For the first time in eight years, Longwood University Swim Club made an appearance on the national stage after sophomore Jacob Auerbach and freshman Sam Farmer competed in the Club Swim Nationals at Ohio State University from March 30 to March 31.
Auerbach, who transferred to Longwood this academic year after swimming at Frostburg State University, qualified for the 50-yard butterfly, 50-yard backstroke and the 100-yard backstroke, setting personal records for all three events.
“It was a really cool seeing all these fast guys and girls, everyone did a great job," Auerbach said.
Farmer, who swam competitively in high school, qualified for the 50-yard breaststroke and the 100-yard breaststroke and set a personal record in the 50-yard event.
“It was kind of overwhelming, nerve-racking honestly. I almost missed one of my events," said Farmer.
Both Auerbach and Farmer said they enjoyed the meet in all aspects and said the experience was great but also said the event itself came with challenges that weren’t always in the pool.
According to Farmer, it was difficult getting used to a different pool and finding her rhythm while swimming, while Auerbach said it was tough for him to balance projects he received before the meet as well as the work due afterward.

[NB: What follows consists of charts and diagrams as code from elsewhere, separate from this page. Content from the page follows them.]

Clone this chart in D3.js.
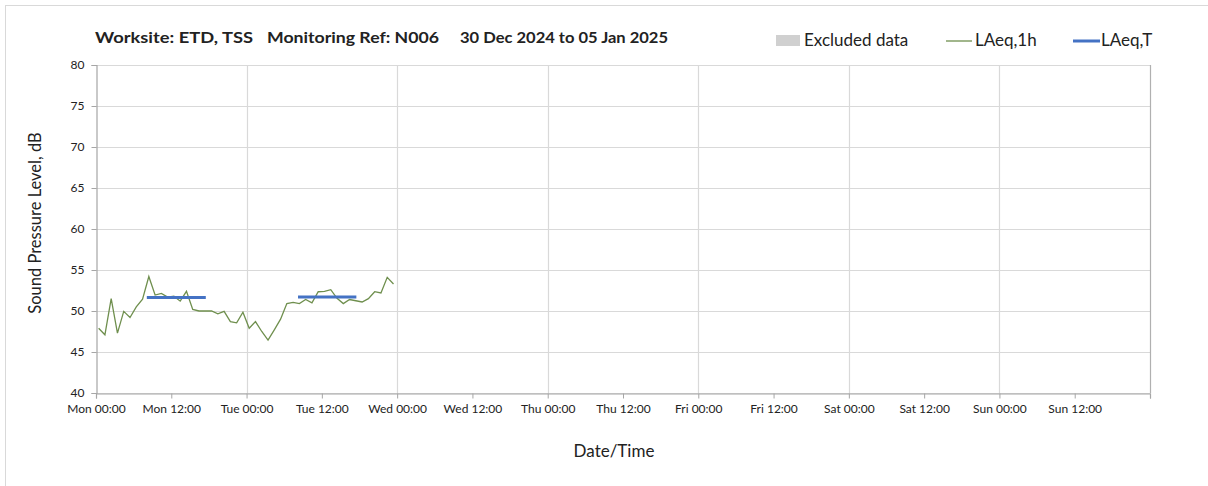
<!DOCTYPE html>
<html><head><meta charset="utf-8">
<script src="https://cdn.jsdelivr.net/npm/d3@7"></script>
<style>
html,body{margin:0;padding:0;background:#fff;}
svg text{font-family:Lato,"Open Sans",sans-serif;fill:#222;}
</style></head>
<body><svg id="chart" width="1208" height="486"></svg>
<script>
// ---- data ----
const titleParts = ["Worksite: ETD, TSS", "Monitoring Ref: N006", "30 Dec 2024 to 05 Jan 2025"];
const xTickLabels = ["Mon 00:00","Mon 12:00","Tue 00:00","Tue 12:00","Wed 00:00","Wed 12:00","Thu 00:00","Thu 12:00","Fri 00:00","Fri 12:00","Sat 00:00","Sat 12:00","Sun 00:00","Sun 12:00"];
const yTicks = [40,45,50,55,60,65,70,75,80];
// hourly LAeq,1h values starting Mon 00:00 (hours since start)
const laeq1hHours = d3.range(48).map(i => i + 0.42);
const laeq1hValues = [47.9,47.1,51.5,47.3,49.95,49.2,50.5,51.45,54.2,51.95,52.15,51.7,51.8,51.2,52.4,50.2,
  50.0,50.0,50.0,49.65,49.95,48.7,48.55,49.85,47.9,48.7,47.5,46.45,47.7,49.0,50.9,51.05,
  50.9,51.4,51.0,52.35,52.4,52.6,51.55,50.9,51.4,51.25,51.1,51.5,52.35,52.2,54.1,53.3];
// LAeq,T periods (hours since start)
const laeqTStart = [8.1, 32.2];
const laeqTEnd = [17.5, 41.5];
const laeqTValues = [51.65, 51.7];

// ---- layout ----
const svg = d3.select("#chart");
const L = 96, R = 1150, T = 65, B = 393;
const x = d3.scaleLinear().domain([0,168]).range([L,R]);
const y = d3.scaleLinear().domain([40,80]).range([B,T]);
const green = "#6f8f4e", blue = "#4472C4";

// outer border
svg.append("rect").attr("x",5.5).attr("y",5.5).attr("width",1220).attr("height",500)
  .attr("fill","none").attr("stroke","#d9d9d9");

// horizontal gridlines
svg.append("g").selectAll("line").data(yTicks).join("line")
  .attr("x1",L).attr("x2",R).attr("y1",d=>Math.round(y(d))+0.5).attr("y2",d=>Math.round(y(d))+0.5)
  .attr("stroke","#d9d9d9").attr("stroke-width",1.2);
// vertical gridlines every 24h
svg.append("g").selectAll("line").data(d3.range(24,168,24)).join("line")
  .attr("y1",T).attr("y2",B).attr("x1",d=>Math.round(x(d))+0.5).attr("x2",d=>Math.round(x(d))+0.5)
  .attr("stroke","#d9d9d9").attr("stroke-width",1.2);

// plot border right
svg.append("line").attr("x1",R+0.5).attr("x2",R+0.5).attr("y1",T).attr("y2",B).attr("stroke","#b0b0b0").attr("stroke-width",1.2);

// y axis
const yAxis = d3.axisLeft(y).tickValues(yTicks).tickSize(5).tickPadding(7).tickFormat(d3.format("d"));
const gy = svg.append("g").attr("transform",`translate(${L+0.5},0)`).call(yAxis);
gy.select(".domain").attr("stroke","#a6a6a6").attr("stroke-width",1.2);
gy.selectAll(".tick line").attr("stroke","#a6a6a6");
gy.selectAll("text").attr("font-size",12).style("font-family","Lato, sans-serif").attr("fill","#333");

// x axis
const xTickVals = d3.range(0,169,12);
const xAxis = d3.axisBottom(x).tickValues(xTickVals).tickSize(5).tickPadding(6)
  .tickFormat((d,i) => xTickLabels[i] || "");
const gx = svg.append("g").attr("transform",`translate(0,${B+0.5})`).call(xAxis);
gx.select(".domain").attr("stroke","#a6a6a6").attr("stroke-width",1.2);
gx.selectAll(".tick line").attr("stroke","#a6a6a6");
gx.selectAll("text").attr("font-size",12).attr("fill","#333");

// LAeq,1h line
const pts = laeq1hHours.map((h,i)=>[h, laeq1hValues[i]]);
svg.append("path").datum(pts)
  .attr("d", d3.line().x(d=>x(d[0])).y(d=>y(d[1])))
  .attr("fill","none").attr("stroke",green).attr("stroke-width",1.3);

// LAeq,T segments
svg.append("g").selectAll("line").data(laeqTValues).join("line")
  .attr("x1",(d,i)=>x(laeqTStart[i])).attr("x2",(d,i)=>x(laeqTEnd[i]))
  .attr("y1",d=>y(d)).attr("y2",d=>y(d))
  .attr("stroke",blue).attr("stroke-width",3);

// title
const titleX = [95, 267, 460];
const titleW = [158, 172, 208];
svg.append("g").selectAll("text").data(titleParts).join("text")
  .attr("x",(d,i)=>titleX[i]).attr("y",43)
  .attr("font-size",16).attr("font-weight","bold").attr("fill","#111")
  .attr("textLength",(d,i)=>titleW[i]).attr("lengthAdjust","spacingAndGlyphs").text(d=>d);

// legend
const lg = svg.append("g");
lg.append("rect").attr("x",776).attr("y",35).attr("width",24).attr("height",11).attr("fill","#d0d0d0");
lg.append("text").attr("x",804).attr("y",46).attr("font-size",17).text("Excluded data");
lg.append("line").attr("x1",946).attr("x2",972).attr("y1",41).attr("y2",41).attr("stroke",green).attr("stroke-width",1.3);
lg.append("text").attr("x",975).attr("y",46).attr("font-size",17).text("LAeq,1h");
lg.append("line").attr("x1",1073).attr("x2",1100).attr("y1",41).attr("y2",41).attr("stroke",blue).attr("stroke-width",3);
lg.append("text").attr("x",1101).attr("y",46).attr("font-size",17).text("LAeq,T");

// axis titles
svg.append("text").attr("transform","translate(41,223) rotate(-90)").attr("text-anchor","middle")
  .attr("font-size",16.5).text("Sound Pressure Level, dB");
svg.append("text").attr("x",614).attr("y",457).attr("text-anchor","middle")
  .attr("font-size",17).text("Date/Time");
</script></body></html>
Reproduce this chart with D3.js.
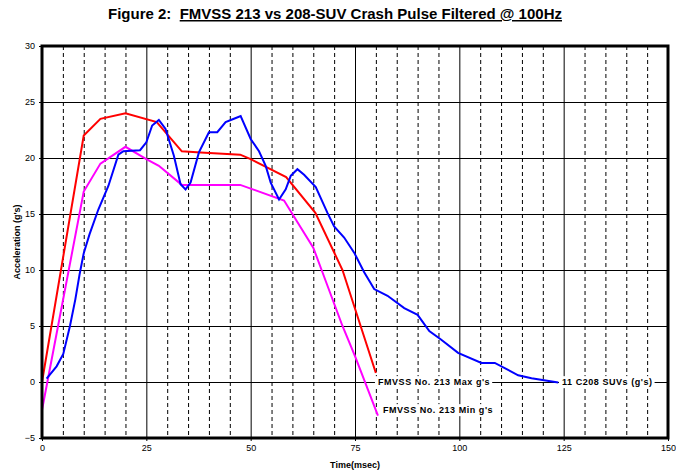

After having her qualification taken away at North Carolina State in November due to misinformation from the timer, Farmer said she worked harder to earn every second she could by improving her stroke, which she eventually accomplished.
“I worked really hard with Jacob to figure out is it my turns: is it my starts, am I doing something wrong with my stroke?" Farmer said. "We found out it was my turns and I fixed my turns and dropped a second this weekend."
Auerbach was the first to qualify in September at a meet hosted by the University of Maryland, qualifying for the 50-yard butterfly, which he says left him surprised.
“I had a feeling that I was definitely going to qualify, it was just a question of what events and how soon," said Auerbach.
Swim Club President junior Morgan Douglas said the idea to become eligible for nationals came up the previous year and it was one of the things she thought would help the team grow.
“There was a list of goals that I had and taking the team to nationals was on the top of my list and everyone seemed to be on board with it," said Douglas.
Qualifying for nationals came with a few wholesale changes to the swim team this past season. Douglas said the team had morning practices to make sure everyone could come and didn’t have to miss due to classes or other obligations. Additionally, they would conduct dry land training.
According to Auerbach, a club sports athletic trainer has helped swimmers stay healthy and rehabilitate any injuries. He added that using the trainer was something he will take advantage of next season in his quest for more appearances at nationals.
Farmer, having just completed her first season, reflected on the experience in Ohio, saying she was more than satisfied with her performances.
“I think I did what I should’ve done and I’m proud of myself," she said.